Get column names with zero variance using dplyr
With a reproducible example, I think what you are aiming for is below. Please note that as pointed out by Colin, I have not dealt with the issue of you selecting variables with a character variable. See his answer for details on that.
# reproducible data
mtcars2 <- mtcars
mtcars2$mpg <- mtcars2$qsec <- 7
library(dplyr)
mtcars2 %>%
summarise_all(var) %>%
select_if(function(.) . == 0) %>%
names()
# [1] "mpg" "qsec"
Personally, I think that obfuscates what you are doing. One of the following using the purrr
package (if you wish to remain in the tidyverse) would be my preference, with a well written comment.
library(purrr)
# Return a character vector of variable names which have 0 variance
names(mtcars2)[which(map_dbl(mtcars2, var) == 0)]

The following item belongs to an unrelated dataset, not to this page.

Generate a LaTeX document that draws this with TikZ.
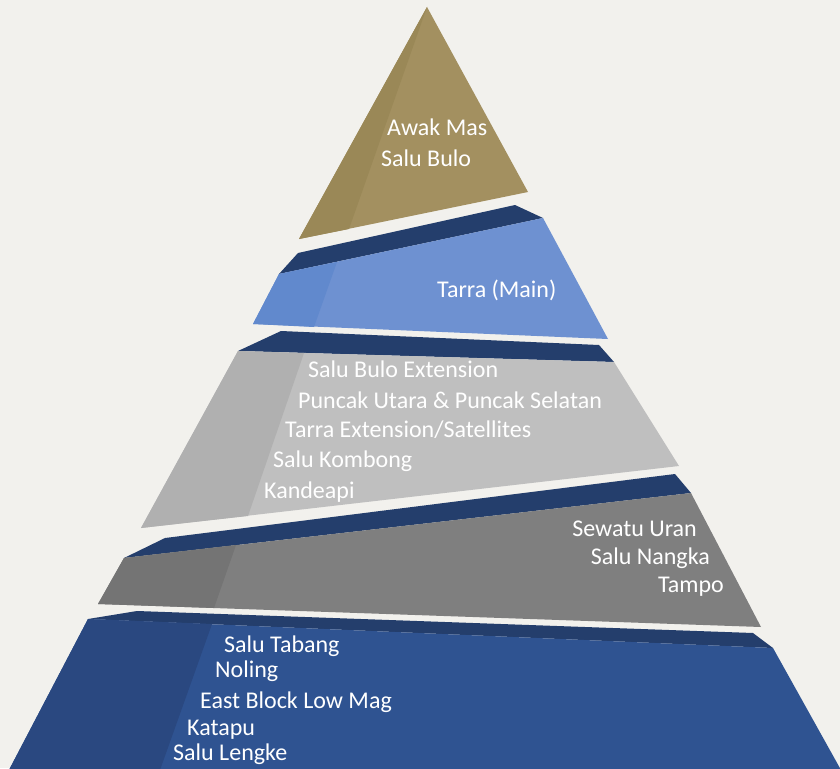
\documentclass[tikz,border=0pt]{standalone}
\usepackage{fontspec}
\setmainfont{Carlito}
\begin{document}
\begin{tikzpicture}[x=1pt,y=-1pt,
  lbl/.style={text=white, inner sep=0pt, font=\fontsize{24}{28}\selectfont},
  lw/.style={lbl, anchor=base west},
  le/.style={lbl, anchor=base east}]
\definecolor{bg}{HTML}{F2F1ED}
\definecolor{gold}{HTML}{A39060}
\definecolor{goldd}{HTML}{9A8857}
\definecolor{navy}{HTML}{243E6C}
\definecolor{lblue}{HTML}{6E91D1}
\definecolor{lblued}{HTML}{6189CD}
\definecolor{lgray}{HTML}{BFBFBF}
\definecolor{lgrayd}{HTML}{B0B0B0}
\definecolor{dgray}{HTML}{7F7F7F}
\definecolor{dgrayd}{HTML}{747474}
\definecolor{dblue}{HTML}{2F5391}
\definecolor{dblued}{HTML}{2A4880}
\fill[bg] (0,0) rectangle (840,768);
\useasboundingbox (0,0) rectangle (840,768);
% layer 1
\fill[gold] (427,7) -- (528,192) -- (299,239) -- cycle;
\fill[goldd] (427,7) -- (349,229) -- (299,239) -- cycle;
% layer 2
\fill[navy] (279,274) -- (298,253) -- (515,205) -- (543,218) -- cycle;
\fill[lblue] (279,274) -- (543,218) -- (608,339) -- (253,324) -- cycle;
\fill[lblued] (279,274) -- (337,262) -- (314,327) -- (253,324) -- cycle;
% layer 3
\fill[navy] (238,351) -- (281,331) -- (599,345) -- (614,362) -- cycle;
\fill[lgray] (238,351) -- (614,362) -- (679,466) -- (141,528) -- cycle;
\fill[lgrayd] (238,351) -- (304,353) -- (248,516) -- (141,528) -- cycle;
% layer 4
\fill[navy] (124,558) -- (165,538) -- (675,474) -- (691,493) -- cycle;
\fill[dgray] (124,558) -- (691,493) -- (761,627) -- (98,604) -- cycle;
\fill[dgrayd] (124,558) -- (236,545) -- (214,608) -- (98,604) -- cycle;
% layer 5
\fill[navy] (88,619) -- (137,611) -- (753,633) -- (773,648) -- cycle;
\fill[dblue] (88,619) -- (773,648) -- (841,770) -- (9,770) -- cycle;
\fill[dblued] (88,619) -- (212,624) -- (160,770) -- (9,770) -- cycle;
% labels
\node[lw] (t1) at (387,135) {Awak Mas};
\node[lw] (t2) at (381,166) {Salu Bulo};
\node[lw] (t3) at (437,297) {Tarra (Main)};
\node[lw] (t4) at (308,377) {Salu Bulo Extension};
\node[lw] (t5) at (298,408) {Puncak Utara \& Puncak Selatan};
\node[lw] (t6) at (285,437) {Tarra Extension/Satellites};
\node[lw] (t7) at (273,467) {Salu Kombong};
\node[lw] (t8) at (264,498) {Kandeapi};
\node[le] (t9) at (697,536) {Sewatu Uran};
\node[le] (t10) at (710,564) {Salu Nangka};
\node[le] (t11) at (724,592) {Tampo};
\node[lw] (t12) at (224,652) {Salu Tabang};
\node[lw] (t13) at (215,677) {Noling};
\node[lw] (t14) at (200,708) {East Block Low Mag};
\node[lw] (t15) at (187,735) {Katapu};
\node[lw] (t16) at (173,760) {Salu Lengke};
\end{tikzpicture}
\end{document}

names(mtcars2)[map_lgl(mtcars2, function(x) var(x) == 0)]
If you'd like to optimize it for speed, stick with base R
# Return a character vector of variable names which have 0 variance
names(mtcars2)[vapply(mtcars2, function(x) var(x) == 0, logical(1))]
You have two problems.
1. Passing names of columns as a variable to select()

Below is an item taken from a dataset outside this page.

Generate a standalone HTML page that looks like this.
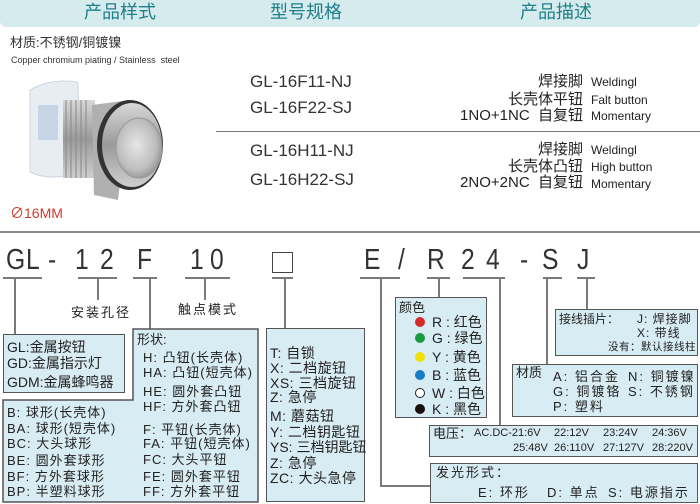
<!DOCTYPE html>
<html><head><meta charset="utf-8">
<style>
*{margin:0;padding:0;box-sizing:border-box}
body{width:700px;height:504px;background:#fff;position:relative;overflow:hidden;font-family:"Liberation Sans","Noto Sans CJK SC",sans-serif;color:#222}
.t{position:absolute;white-space:nowrap;line-height:1}
.hd{position:absolute;left:0;top:0;width:700px;height:27px;background:#d5ebee;border-radius:0 0 6px 6px}
.h{position:absolute;top:3px;font-size:18px;color:#1f7f88;transform:translateX(-50%);white-space:nowrap;line-height:1.1}
.big{position:absolute;top:246px;font-size:29px;line-height:1;color:#333;transform:scaleX(0.85);transform-origin:left}
.box{position:absolute;background:#d8ecf3;border:1.5px solid #555}
.ln{position:absolute;background:#7a7a7a}
.s13{font-size:13px}.s14{font-size:14px}.s12{font-size:12px}.s11{font-size:11px}
.dot{position:absolute;width:10px;height:10px;border-radius:50%}
</style></head><body>
<div class="hd"></div>
<div class="h" style="left:120px">产品样式</div>
<div class="h" style="left:306px">型号规格</div>
<div class="h" style="left:556px">产品描述</div>

<div class="t" style="left:10px;top:36px;font-size:13px;color:#333">材质:不锈钢/铜镀镍</div>
<div class="t" style="left:11px;top:56px;font-size:9px;color:#333">Copper chromium piating / Stainless&nbsp; steel</div>

<svg style="position:absolute;left:15px;top:70px" width="150" height="140" viewBox="15 70 150 140">
<defs>
<radialGradient id="face" cx="0.45" cy="0.45" r="0.6"><stop offset="0" stop-color="#e6e6e6"/><stop offset="0.7" stop-color="#bdbdbd"/><stop offset="1" stop-color="#8e8e8e"/></radialGradient>
<linearGradient id="met" x1="0" y1="0" x2="0" y2="1"><stop offset="0" stop-color="#d8d8d8"/><stop offset="0.5" stop-color="#9a9a9a"/><stop offset="1" stop-color="#cfcfcf"/></linearGradient>
</defs>
<path d="M30 90 Q50 78 78 82 L80 172 Q50 182 30 172Z" fill="#e8edf3" stroke="#cfd6df"/>
<rect x="38" y="105" width="20" height="35" fill="#b9c9df" opacity="0.7"/>
<rect x="63" y="100" width="32" height="78" fill="url(#met)"/>
<g stroke="#888" stroke-width="1"><line x1="66" y1="100" x2="66" y2="178"/><line x1="71" y1="100" x2="71" y2="178"/><line x1="76" y1="100" x2="76" y2="178"/><line x1="81" y1="100" x2="81" y2="178"/><line x1="86" y1="100" x2="86" y2="178"/></g>
<polygon points="92,105 130,100 118,200 94,195" fill="#b0b0b0"/>
<ellipse cx="130" cy="145" rx="33" ry="45" fill="#333"/>
<ellipse cx="132" cy="145" rx="30" ry="42" fill="url(#met)"/>
<ellipse cx="139" cy="148" rx="23" ry="30" fill="url(#face)" stroke="#999"/>
</svg>
<div class="t" style="left:10px;top:206px;font-size:14px;color:#d23a2a">∅16MM</div>

<div class="t" style="left:250px;top:73px;font-size:17px;color:#333">GL-16F11-NJ</div>
<div class="t" style="left:250px;top:99px;font-size:17px;color:#333">GL-16F22-SJ</div>
<div style="position:absolute;left:216px;top:131px;width:484px;height:1px;background:#777"></div>
<div class="t" style="left:250px;top:142px;font-size:17px;color:#333">GL-16H11-NJ</div>
<div class="t" style="left:250px;top:171px;font-size:17px;color:#333">GL-16H22-SJ</div>

<div class="t" style="right:117px;top:74px;font-size:15px">焊接脚</div>
<div class="t" style="right:117px;top:92px;font-size:15px">长壳体平钮</div>
<div class="t" style="right:117px;top:108px;font-size:15px">1NO+1NC&nbsp; 自复钮</div>
<div class="t" style="left:591px;top:76px;font-size:12px">Weldingl</div>
<div class="t" style="left:591px;top:94px;font-size:12px">Falt button</div>
<div class="t" style="left:591px;top:110px;font-size:12px">Momentary</div>
<div class="t" style="right:117px;top:142px;font-size:15px">焊接脚</div>
<div class="t" style="right:117px;top:159px;font-size:15px">长壳体凸钮</div>
<div class="t" style="right:117px;top:175px;font-size:15px">2NO+2NC&nbsp; 自复钮</div>
<div class="t" style="left:591px;top:144px;font-size:12px">Weldingl</div>
<div class="t" style="left:591px;top:161px;font-size:12px">High button</div>
<div class="t" style="left:591px;top:178px;font-size:12px">Momentary</div>

<div style="position:absolute;left:0;top:231px;width:700px;height:1.5px;background:#888"></div>

<div class="big" style="left:6px">G</div>
<div class="big" style="left:26px">L</div>
<div class="big" style="left:48px">-</div>
<div class="big" style="left:75px">1</div>
<div class="big" style="left:100px">2</div>
<div class="big" style="left:137px">F</div>
<div class="big" style="left:190px">1</div>
<div class="big" style="left:210px">0</div>
<div style="position:absolute;left:272px;top:252px;width:21px;height:21px;border:1.5px solid #444"></div>
<div class="big" style="left:364px">E</div>
<div class="big" style="left:398px">/</div>
<div class="big" style="left:427px">R</div>
<div class="big" style="left:461px">2</div>
<div class="big" style="left:486px">4</div>
<div class="big" style="left:520px">-</div>
<div class="big" style="left:542px">S</div>
<div class="big" style="left:577px">J</div>

<div class="ln" style="left:3px;top:277px;width:39px;height:1.5px"></div>
<div class="ln" style="left:78px;top:277px;width:39px;height:1.5px"></div>
<div class="ln" style="left:133px;top:277px;width:24px;height:1.5px"></div>
<div class="ln" style="left:185px;top:277px;width:45px;height:1.5px"></div>
<div class="ln" style="left:272px;top:277px;width:21px;height:1.5px"></div>
<div class="ln" style="left:360px;top:277px;width:40px;height:1.5px"></div>
<div class="ln" style="left:427px;top:277px;width:23px;height:1.5px"></div>
<div class="ln" style="left:463px;top:277px;width:42px;height:1.5px"></div>
<div class="ln" style="left:543px;top:277px;width:19px;height:1.5px"></div>
<div class="ln" style="left:577px;top:277px;width:18px;height:1.5px"></div>
<div class="ln" style="left:14px;top:277px;width:1.5px;height:57px"></div>
<div class="ln" style="left:97px;top:277px;width:1.5px;height:23px"></div>
<div class="ln" style="left:149px;top:277px;width:1.5px;height:52px"></div>
<div class="ln" style="left:204px;top:277px;width:1.5px;height:23px"></div>
<div class="ln" style="left:284px;top:277px;width:1.5px;height:51px"></div>
<div class="ln" style="left:380px;top:277px;width:1.5px;height:209px"></div>
<div class="ln" style="left:380px;top:485px;width:50px;height:1.5px"></div>
<div class="ln" style="left:438px;top:277px;width:1.5px;height:20px"></div>
<div class="ln" style="left:499px;top:277px;width:1.5px;height:148px"></div>
<div class="ln" style="left:546px;top:277px;width:1.5px;height:87px"></div>
<div class="ln" style="left:586px;top:277px;width:1.5px;height:32px"></div>

<div class="t s13" style="left:71px;top:306px;letter-spacing:2px">安装孔径</div>
<div class="t s13" style="left:178px;top:303px;letter-spacing:2px">触点模式</div>

<svg style="position:absolute;left:0;top:0" width="700" height="504">
<polygon points="3,400 133,400 133,329 258,329 258,502 3,502" fill="#d8ecf3" stroke="#555" stroke-width="1.5"/>
</svg>
<div class="box" style="left:3px;top:334px;width:122px;height:59px"></div>
<div class="t s14" style="left:7px;top:340px">GL:金属按钮</div>
<div class="t s14" style="left:7px;top:356px">GD:金属指示灯</div>
<div class="t s14" style="left:7px;top:375px">GDM:金属蜂鸣器</div>

<div class="t s13" style="left:137px;top:333px">形状:</div>
<div class="t s13" style="left:143px;top:351px;letter-spacing:1px">H: 凸钮(长壳体)</div>
<div class="t s13" style="left:143px;top:366px;letter-spacing:1px">HA: 凸钮(短壳体)</div>
<div class="t s13" style="left:143px;top:385px;letter-spacing:1px">HE: 圆外套凸钮</div>
<div class="t s13" style="left:143px;top:400px;letter-spacing:1px">HF: 方外套凸钮</div>
<div class="t s13" style="left:143px;top:423px;letter-spacing:1px">F: 平钮(长壳体)</div>
<div class="t s13" style="left:143px;top:437px;letter-spacing:1px">FA: 平钮(短壳体)</div>
<div class="t s13" style="left:143px;top:453px;letter-spacing:1px">FC: 大头平钮</div>
<div class="t s13" style="left:143px;top:470px;letter-spacing:1px">FE: 圆外套平钮</div>
<div class="t s13" style="left:143px;top:485px;letter-spacing:1px">FF: 方外套平钮</div>
<div class="t s13" style="left:7px;top:406px;letter-spacing:1px">B: 球形(长壳体)</div>
<div class="t s13" style="left:7px;top:422px;letter-spacing:1px">BA: 球形(短壳体)</div>
<div class="t s13" style="left:7px;top:437px;letter-spacing:1px">BC: 大头球形</div>
<div class="t s13" style="left:7px;top:454px;letter-spacing:1px">BE: 圆外套球形</div>
<div class="t s13" style="left:7px;top:470px;letter-spacing:1px">BF: 方外套球形</div>
<div class="t s13" style="left:7px;top:485px;letter-spacing:1px">BP: 半塑料球形</div>

<div class="box" style="left:266px;top:328px;width:99px;height:174px"></div>
<div class="t s14" style="left:270px;top:346px;letter-spacing:0.5px">T: 自锁</div>
<div class="t s14" style="left:270px;top:361px;letter-spacing:0.5px">X: 二档旋钮</div>
<div class="t s14" style="left:270px;top:376px;letter-spacing:0.5px">XS: 三档旋钮</div>
<div class="t s14" style="left:270px;top:390px;letter-spacing:0.5px">Z: 急停</div>
<div class="t s14" style="left:270px;top:409px;letter-spacing:0.5px">M: 蘑菇钮</div>
<div class="t s14" style="left:270px;top:425px;letter-spacing:0.5px">Y: 二档钥匙钮</div>
<div class="t s14" style="left:270px;top:440px;letter-spacing:0px">YS: 三档钥匙钮</div>
<div class="t s14" style="left:270px;top:456px;letter-spacing:0.5px">Z: 急停</div>
<div class="t s14" style="left:270px;top:471px;letter-spacing:0.5px">ZC: 大头急停</div>

<div class="box" style="left:395px;top:297px;width:92px;height:121px"></div>
<div class="t s13" style="left:399px;top:301px">颜色</div>
<div class="dot" style="left:415px;top:317px;background:#d42a2a"></div>
<div class="dot" style="left:415px;top:333px;background:#1a9a3e"></div>
<div class="dot" style="left:415px;top:352px;background:#f0e000"></div>
<div class="dot" style="left:415px;top:370px;background:#1a7cc4"></div>
<div class="dot" style="left:415px;top:388px;background:#fff;border:1.2px solid #222"></div>
<div class="dot" style="left:415px;top:404px;background:#1a1010"></div>
<div class="t s14" style="left:432px;top:315px">R : 红色</div>
<div class="t s14" style="left:432px;top:331px">G : 绿色</div>
<div class="t s14" style="left:432px;top:350px">Y : 黄色</div>
<div class="t s14" style="left:432px;top:368px">B : 蓝色</div>
<div class="t s14" style="left:432px;top:386px">W : 白色</div>
<div class="t s14" style="left:432px;top:402px">K : 黑色</div>

<div class="box" style="left:555px;top:309px;width:143px;height:47px"></div>
<div class="t s12" style="left:559px;top:313px">接线插片：</div>
<div class="t s12" style="left:637px;top:313px;letter-spacing:1px">J: 焊接脚</div>
<div class="t s12" style="left:637px;top:327px;letter-spacing:1px">X: 带线</div>
<div class="t" style="right:4px;top:342px;font-size:10.5px;letter-spacing:0.5px">没有：默认接线柱</div>

<div class="box" style="left:512px;top:364px;width:186px;height:53px"></div>
<div class="t s13" style="left:516px;top:366px">材质</div>
<div class="t s13" style="left:553px;top:370px;letter-spacing:2px">A: 铝合金</div>
<div class="t s13" style="left:628px;top:370px;letter-spacing:2px">N: 铜镀镍</div>
<div class="t s13" style="left:553px;top:385px;letter-spacing:2px">G: 铜镀铬</div>
<div class="t s13" style="left:628px;top:385px;letter-spacing:2px">S: 不锈钢</div>
<div class="t s13" style="left:553px;top:400px;letter-spacing:2px">P: 塑料</div>

<div class="box" style="left:429px;top:425px;width:269px;height:32px"></div>
<div class="t s13" style="left:433px;top:427px">电压：</div>
<div class="t s11" style="left:474px;top:428px">AC.DC-21:6V</div>
<div class="t s11" style="left:554px;top:428px">22:12V</div>
<div class="t s11" style="left:603px;top:428px">23:24V</div>
<div class="t s11" style="left:652px;top:428px">24:36V</div>
<div class="t s11" style="left:513px;top:443px">25:48V</div>
<div class="t s11" style="left:554px;top:443px">26:110V</div>
<div class="t s11" style="left:603px;top:443px">27:127V</div>
<div class="t s11" style="left:652px;top:443px">28:220V</div>

<div class="box" style="left:430px;top:463px;width:268px;height:40px"></div>
<div class="t s13" style="left:436px;top:466px;letter-spacing:2px">发光形式：</div>
<div class="t s13" style="left:478px;top:486px;letter-spacing:2px">E: 环形</div>
<div class="t s13" style="left:547px;top:486px;letter-spacing:2px">D: 单点</div>
<div class="t s13" style="left:608px;top:486px;letter-spacing:2px">S: 电源指示</div>
</body></html>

The vignette about that is here. programming with dplyr. The solution here is to use the select_at()
scoped variant of the select function.
2. Variance equals 0
noVar <- june %>%
select_at(.vars=numericVars) %>%
summarise_all(.funs=var) %>%
filter_all(any_vars(. == 0))
Select columns if unique count is 1 then get column names, using @Benjamin's example data mtcars2:
mtcars2 %>%
select_if(function(.) n_distinct(.) == 1) %>%
names()
# [1] "mpg" "qsec"